"Será que precisamos de regiões hegemônicas, de figuras hegemônicas?"
Quando eu estudava física, no colégio (isso mais ou menos na pré-história) falava-se de algo chamado o poder das pontas, ou seja, a capacidade que têm objetos pontiagudos de atrair e de concentrar energia, o para-raios sendo disso um exemplo clássico. Mas o poder das pontas pode servir de metáfora para muitas situações, inclusive na política, coisa que pode ser lembrada nos 80 anos da Revolução de 1930, que, segundo o historiador José Murilo de Carvalho, colocou o Brasil no rumo da modernidade. O movimento teve início num estado que era, e é, a ponta do Brasil, o Rio Grande do Sul, uma ponta encravada, por assim dizer, no Cone Sul da América Latina, no antigo domínio hispânico, do qual na verdade fazia parte de acordo com o Tratado de Tordesilhas. A região foi conquistada a ferro e fogo, e isso inaugurou uma tradição guerreira que se prolongaria por séculos, simbolizada na figura do gaúcho e expressa numa forte tradição. Por sua história, e por sua posição geográfica, o Rio Grande do Sul sempre teve uma forte consciência de sua identidade, o que aliás gerou, em 1835, um movimento de rebeldia contra o governo central, a Revolução Farroupilha, que, a rigor, foi derrotada, mas que até hoje é celebrada no dia 20 de setembro. Por outro lado, e por causa da enorme distância que o separa do centro do país, as elites gaúchas sentiam-se marginalizadas nos grandes processos decisórios que, nos anos 1920, dependiam sobretudo da política café-com-leite, da união entre São Paulo e Minas Gerais.

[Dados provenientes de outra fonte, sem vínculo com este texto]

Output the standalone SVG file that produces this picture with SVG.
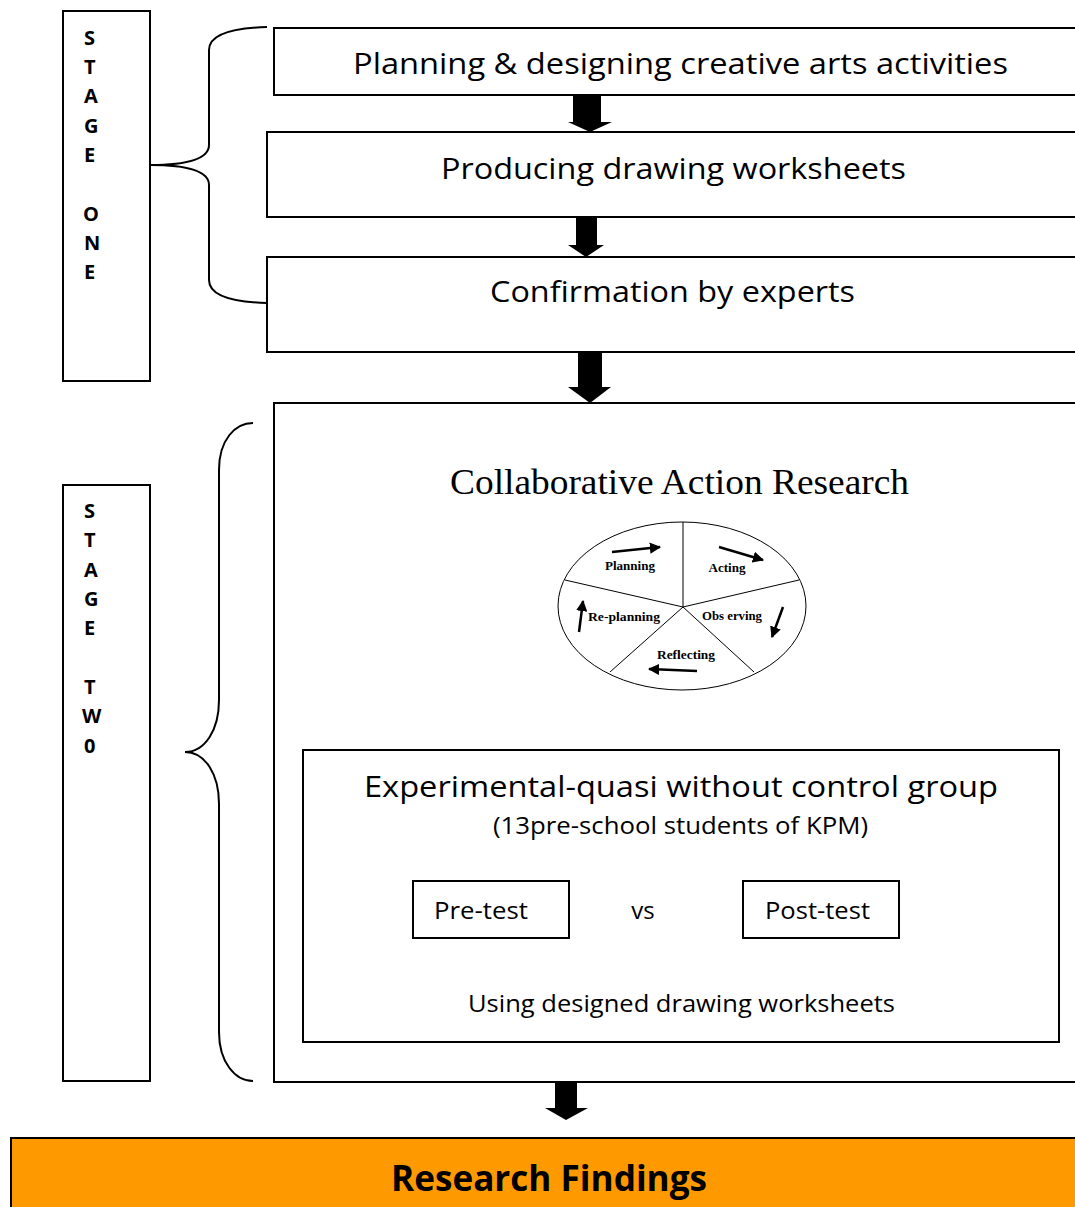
<svg xmlns="http://www.w3.org/2000/svg" width="1075" height="1207" viewBox="0 0 1075 1207">
<style>
.box{fill:#fff;stroke:#000;stroke-width:2}
.thin{fill:none;stroke:#000;stroke-width:1}
.brace{fill:none;stroke:#000;stroke-width:2}
.t{font-family:"Open Sans","Liberation Sans",sans-serif;fill:#000}
.st{font-family:"Open Sans","Liberation Sans",sans-serif;font-weight:bold;font-size:20px;fill:#000}
.pie{font-family:"Liberation Serif",serif;font-size:12px;font-weight:bold;fill:#000}
.blk{fill:#000}
.pa{stroke:#000;stroke-width:2.5;fill:none}
</style>
<defs>
<marker id="ah" viewBox="0 0 10 10" refX="9" refY="5" markerWidth="4.5" markerHeight="4.5" orient="auto" markerUnits="strokeWidth">
<path d="M0,0 L10,5 L0,10 z" fill="#000"/>
</marker>
</defs>

<g id="stage-one">
<rect class="box" x="63" y="11" width="87" height="370"/>
<text class="st" x="84" y="45">S</text>
<text class="st" x="84" y="74">T</text>
<text class="st" x="84" y="103">A</text>
<text class="st" x="84" y="133">G</text>
<text class="st" x="84" y="162">E</text>
<text class="st" x="83" y="221">O</text>
<text class="st" x="84" y="250">N</text>
<text class="st" x="84" y="279">E</text>
</g>

<g id="stage-two">
<rect class="box" x="63" y="485" width="87" height="596"/>
<text class="st" x="84" y="518">S</text>
<text class="st" x="84" y="547">T</text>
<text class="st" x="84" y="577">A</text>
<text class="st" x="84" y="606">G</text>
<text class="st" x="84" y="635">E</text>
<text class="st" x="84" y="694">T</text>
<text class="st" x="82" y="723">W</text>
<text class="st" x="84" y="753">0</text>
</g>

<g id="brace-one">
<path class="brace" d="M267,27 C230,28 209,35 209,50 L209,145 C209,158 190,165 150,165 C190,165 209,172 209,185 L209,280 C209,295 230,302 267,303"/>
</g>
<g id="brace-two">
<path class="brace" d="M253,423 C235,423 219,440 219,470 L219,700 C219,730 205,752 185,752 C205,752 219,774 219,804 L219,1032 C219,1062 235,1081 253,1081"/>
</g>

<g id="planning">
<rect class="box" x="274" y="28" width="810" height="67"/>
<text class="t" x="680.5" y="74" font-size="30" text-anchor="middle" textLength="655" lengthAdjust="spacingAndGlyphs">Planning &amp; designing creative arts activities</text>
</g>

<g id="producing">
<rect class="box" x="267" y="132" width="817" height="85"/>
<text class="t" x="673.5" y="179" font-size="30" text-anchor="middle" textLength="465" lengthAdjust="spacingAndGlyphs">Producing drawing worksheets</text>
</g>

<g id="confirmation">
<rect class="box" x="267" y="257" width="817" height="95"/>
<text class="t" x="672.5" y="302" font-size="30" text-anchor="middle" textLength="365" lengthAdjust="spacingAndGlyphs">Confirmation by experts</text>
</g>

<g id="stage-two-content">
<rect class="box" x="274" y="403" width="810" height="679"/>
<text x="679.5" y="494" font-family="Liberation Serif, serif" font-size="35" text-anchor="middle" textLength="459" lengthAdjust="spacingAndGlyphs">Collaborative Action Research</text>
</g>

<g id="cycle">
<ellipse class="thin" cx="682" cy="606" rx="124" ry="84"/>
<g stroke="#000" stroke-width="1" fill="none">
<line x1="683" y1="607" x2="683" y2="522"/>
<line x1="683" y1="607" x2="565" y2="580"/>
<line x1="683" y1="607" x2="799" y2="580"/>
<line x1="683" y1="607" x2="610" y2="672"/>
<line x1="683" y1="607" x2="754" y2="672"/>
</g>
<text class="pie" x="630" y="570" text-anchor="middle" textLength="50" lengthAdjust="spacingAndGlyphs">Planning</text>
<text class="pie" x="727" y="572" text-anchor="middle" textLength="37" lengthAdjust="spacingAndGlyphs">Acting</text>
<text class="pie" x="732" y="620" text-anchor="middle" textLength="60" lengthAdjust="spacingAndGlyphs">Obs erving</text>
<text class="pie" x="624" y="621" text-anchor="middle" textLength="72" lengthAdjust="spacingAndGlyphs">Re-planning</text>
<text class="pie" x="686" y="659" text-anchor="middle" textLength="58" lengthAdjust="spacingAndGlyphs">Reflecting</text>
<line class="pa" x1="612" y1="552" x2="660" y2="547" marker-end="url(#ah)"/>
<line class="pa" x1="719" y1="547" x2="763" y2="560" marker-end="url(#ah)"/>
<line class="pa" x1="783" y1="607" x2="772" y2="637" marker-end="url(#ah)"/>
<line class="pa" x1="697" y1="671" x2="649" y2="669" marker-end="url(#ah)"/>
<line class="pa" x1="579" y1="632" x2="583" y2="601" marker-end="url(#ah)"/>
</g>

<g id="experimental">
<rect class="box" x="303" y="750" width="756" height="292"/>
<text class="t" x="681" y="797" font-size="30" text-anchor="middle" textLength="634" lengthAdjust="spacingAndGlyphs">Experimental-quasi without control group</text>
<text class="t" x="680.5" y="834" font-size="24" text-anchor="middle" textLength="375" lengthAdjust="spacingAndGlyphs">(13pre-school students of KPM)</text>
<text class="t" x="643" y="919" font-size="24" text-anchor="middle">vs</text>
<text class="t" x="681.5" y="1012" font-size="24" text-anchor="middle" textLength="427" lengthAdjust="spacingAndGlyphs">Using designed drawing worksheets</text>
</g>

<g id="pre-test">
<rect class="box" x="413" y="881" width="156" height="57"/>
<text class="t" x="434" y="919" font-size="24" textLength="94" lengthAdjust="spacingAndGlyphs">Pre-test</text>
</g>

<g id="post-test">
<rect class="box" x="743" y="881" width="156" height="57"/>
<text class="t" x="765" y="919" font-size="24" textLength="105" lengthAdjust="spacingAndGlyphs">Post-test</text>
</g>

<g id="findings">
<rect x="11" y="1138" width="1080" height="80" fill="#FF9900" stroke="#000" stroke-width="2"/>
<text class="t" x="549" y="1191" font-size="35" font-weight="bold" text-anchor="middle" textLength="316" lengthAdjust="spacingAndGlyphs">Research Findings</text>
</g>

<g id="connectors">
<polygon class="blk" points="573,95 601,95 601,122 612,122 590,132 568,122 573,122"/>
<polygon class="blk" points="576,217 597,217 597,245 604,245 586,257 568,245 576,245"/>
<polygon class="blk" points="578,352 602,352 602,387 611,387 590,403 568,387 578,387"/>
<polygon class="blk" points="555,1082 577,1082 577,1108 588,1108 566,1120 545,1108 555,1108"/>
</g>
</svg>
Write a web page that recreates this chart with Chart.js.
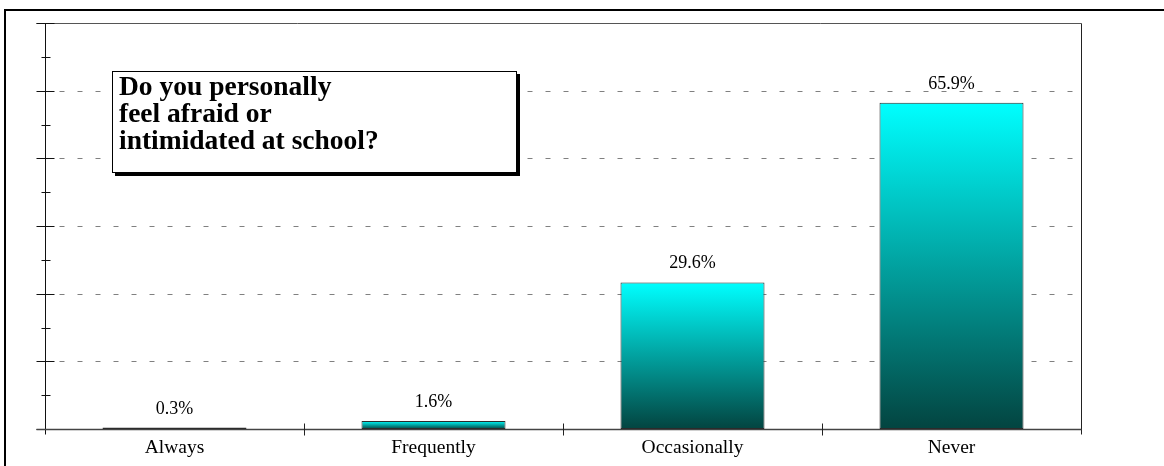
<!DOCTYPE html>
<html>
<head>
<meta charset="utf-8">
<script src="https://cdn.jsdelivr.net/npm/chart.js@4/dist/chart.umd.min.js"></script>
<style>
html,body{margin:0;padding:0;background:#fff;}
#wrap{position:relative;width:1164px;height:466px;overflow:hidden;background:#fff;}
#frame{position:absolute;left:4px;top:9px;width:1300px;height:600px;border-left:2px solid #000;border-top:2px solid #000;box-sizing:border-box;}
#c{position:absolute;left:0;top:0;}
#titlebox{position:absolute;left:112px;top:71px;width:405px;height:102px;box-sizing:border-box;border:1px solid #000;background:#fff;box-shadow:3px 3px 0 #000;
  font-family:"Liberation Serif","Times New Roman",serif;font-weight:bold;font-size:27.5px;line-height:27px;color:#000;padding:0 0 0 6px;white-space:pre;}
</style>
</head>
<body>
<div id="wrap">
  <div id="frame"></div>
  <canvas id="c" width="1164" height="466"></canvas>
  <div id="titlebox">Do you personally
feel afraid or
intimidated at school?</div>
</div>
<script>
const categories = ['Always', 'Frequently', 'Occasionally', 'Never'];
const percentages = [0.3, 1.6, 29.6, 65.9];
const valueLabels = ['0.3%', '1.6%', '29.6%', '65.9%'];
const axisMax = 82;
const majorDivisions = 6;

const SERIF = '"Liberation Serif", "Times New Roman", serif';

const axesPlugin = {
  id: 'axesPlugin',
  beforeDatasetsDraw(chart) {
    const ctx = chart.ctx;
    const y = chart.scales.y, x = chart.scales.x;
    const area = chart.chartArea;
    const left = Math.round(area.left) + 0.5;
    const right = Math.round(area.right) + 0.5;
    const top = Math.round(y.getPixelForValue(axisMax)) + 0.5;
    const bottom = Math.round(y.getPixelForValue(0)) + 0.5;
    const step = axisMax / majorDivisions;
    ctx.save();
    ctx.strokeStyle = '#808080';
    ctx.lineWidth = 1;
    ctx.setLineDash([5, 13]);
    ctx.lineDashOffset = -4;
    for (let k = 1; k < majorDivisions; k++) {
      const py = Math.round(y.getPixelForValue(k * step)) + 0.5;
      ctx.beginPath(); ctx.moveTo(left + 10, py); ctx.lineTo(right - 8, py); ctx.stroke();
    }
    ctx.setLineDash([]);
    ctx.strokeStyle = '#555';
    ctx.beginPath(); ctx.moveTo(left - 9, top); ctx.lineTo(right, top); ctx.stroke();
    ctx.strokeStyle = '#222';
    ctx.beginPath(); ctx.moveTo(right, top); ctx.lineTo(right, bottom + 5); ctx.stroke();
    ctx.strokeStyle = '#111';
    ctx.beginPath(); ctx.moveTo(left, top); ctx.lineTo(left, bottom + 5); ctx.stroke();
    for (let k = 0; k <= majorDivisions * 2; k++) {
      const py = Math.round(y.getPixelForValue(k * step / 2)) + 0.5;
      ctx.beginPath();
      if (k % 2 === 0) { ctx.moveTo(left - 9, py); ctx.lineTo(left + 9, py); }
      else { ctx.moveTo(left - 4, py); ctx.lineTo(left + 5, py); }
      ctx.stroke();
    }
    ctx.strokeStyle = '#444';
    ctx.lineWidth = 1.5;
    ctx.beginPath(); ctx.moveTo(left - 9, bottom); ctx.lineTo(right, bottom); ctx.stroke();
    ctx.lineWidth = 1;
    ctx.strokeStyle = '#222';
    for (let i = 1; i < categories.length; i++) {
      const px = Math.round(x.getPixelForValue(i - 0.5)) + 0.5;
      ctx.beginPath(); ctx.moveTo(px, bottom - 6); ctx.lineTo(px, bottom + 6); ctx.stroke();
    }
    ctx.restore();
  },
  afterDatasetsDraw(chart) {
    const ctx = chart.ctx;
    const meta = chart.getDatasetMeta(0);
    ctx.save();
    ctx.font = '18px ' + SERIF;
    ctx.fillStyle = '#000';
    ctx.textAlign = 'center';
    ctx.textBaseline = 'alphabetic';
    meta.data.forEach((bar, i) => {
      ctx.fillText(valueLabels[i], bar.x, bar.y - 14);
    });
    ctx.restore();
  }
};

new Chart(document.getElementById('c'), {
  type: 'bar',
  data: {
    labels: categories,
    datasets: [{
      data: percentages,
      backgroundColor: (c) => {
        const chart = c.chart;
        if (!chart.chartArea || c.type !== 'data') return '#00b0b0';
        const ys = chart.scales.y;
        const t = ys.getPixelForValue(c.raw), b = ys.getPixelForValue(0);
        const g = chart.ctx.createLinearGradient(0, t, 0, Math.max(b, t + 1));
        g.addColorStop(0, '#00ffff');
        g.addColorStop(1, '#034440');
        return g;
      },
      borderColor: '#2b2b2b',
      borderWidth: 1,
      borderSkipped: false,
      categoryPercentage: 1,
      barPercentage: 0.556
    }]
  },
  options: {
    responsive: false,
    animation: false,
    layout: { padding: { left: 45, top: 23, right: 83, bottom: 0 } },
    plugins: { legend: { display: false }, tooltip: { enabled: false }, title: { display: false } },
    scales: {
      x: {
        grid: { display: false, drawTicks: false },
        border: { display: false },
        ticks: { color: '#000', font: { family: SERIF, size: 19.5 }, padding: 7, maxRotation: 0 },
        afterFit: (s) => { s.height = 37; }
      },
      y: {
        display: false,
        min: 0,
        max: axisMax
      }
    }
  },
  plugins: [axesPlugin]
});
</script>
</body>
</html>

A revolução de 1930 foi o resultado dessa inconformidade. Teve como líder uma figura absolutamente singular, Getúlio Vargas. Existe uma tendência comum de considerá-lo como caudilho, mas o termo não é suficiente para explicar uma personalidade tão complexa. O caudilho latino-americano clássico é um indivíduo ambicioso, um fanfarrão, que tem uma sede ilimitada de poder. Eventualmente um caudilho pode ser derrotado, e aí em geral segue para o exterior, onde pode ter uma existência regalada à custa dos capitais previamente acumulados.
Getúlio era diferente. Na verdade, e segundo Gilberto Freyre, não era um gaúcho típico, mas sim um missioneiro; e a região das Missões, como sabemos, foi marcada pelo trágico fracasso da notável experiência jesuítica, e a atmosfera ali não era marcada pelo otimista orgulho de cidades como Bagé e Alegrete (este nome já é significativo). Getúlio era um homem culto, influenciado pelo positivismo que representava então a vanguarda do pensamento filosófico; e era, sobretudo, um melancólico, o que veio a explicar seu suicídio e mostrar como ele era diferente: caudilhos não se suicidam. Essa inteligência e a capacidade de liderança foram muito importantes para o êxito do movimento. Saindo do Rio Grande, de trem, as tropas gaúchas ocuparam com êxito o Rio de Janeiro, onde foram recebidas com entusiasmo pela população. Um significativo e pitoresco episódio então ocorreu: naquele 3 de novembro de 1930, dia da posse de Getúlio, os gaúchos amarraram seus cavalos no obelisco da Avenida Rio Branco. O obelisco é um clássico símbolo fálico (basta lembrar aquele, gigantesco, de Buenos Aires) e a cena era um recado, mostrando quem era o macho, quem mandava.
Como os déspotas esclarecidos do passado (e o marquês de Pombal vem logo à mente), Getúlio deu início a uma série de reformas modernizadoras, impulsionando a indústria nacional e criando um sistema social de apoio à nascente classe trabalhadora brasileira; um misto de populismo com Estado de bem-estar social, cuja preservação, na Europa, tem gerado tantos conflitos. Por outro lado, não vacilava em reprimir, em esmagar os inimigos. Havia censura, adversários do regime eram presos. Num certo momento, teria manifestado simpatia pelo corporativismo fascista de Mussolini, (mas, e sobretudo, por pressão norte-americana) acabou entrando na guerra contra os países do Eixo, a derrota dos quais precipitou um processo de democratização em todo o mundo que acabou atingindo o Brasil: em 1945 Getúlio deixava o poder. Voltou anos depois nos braços do povo, mas aí foi vencido por hábeis inimigos e acabou colocando fim à própria vida. Um fim simbólico para o poder da ponta do país, que permite colocar a questão: será que precisamos de regiões hegemônicas, de figuras hegemônicas? Não será muito melhor a situação em que todos possam se manifestar igualmente, independente de onde vivam? Ou será que temos de amarrar cavalos em obeliscos para que nossas existências sejam notadas?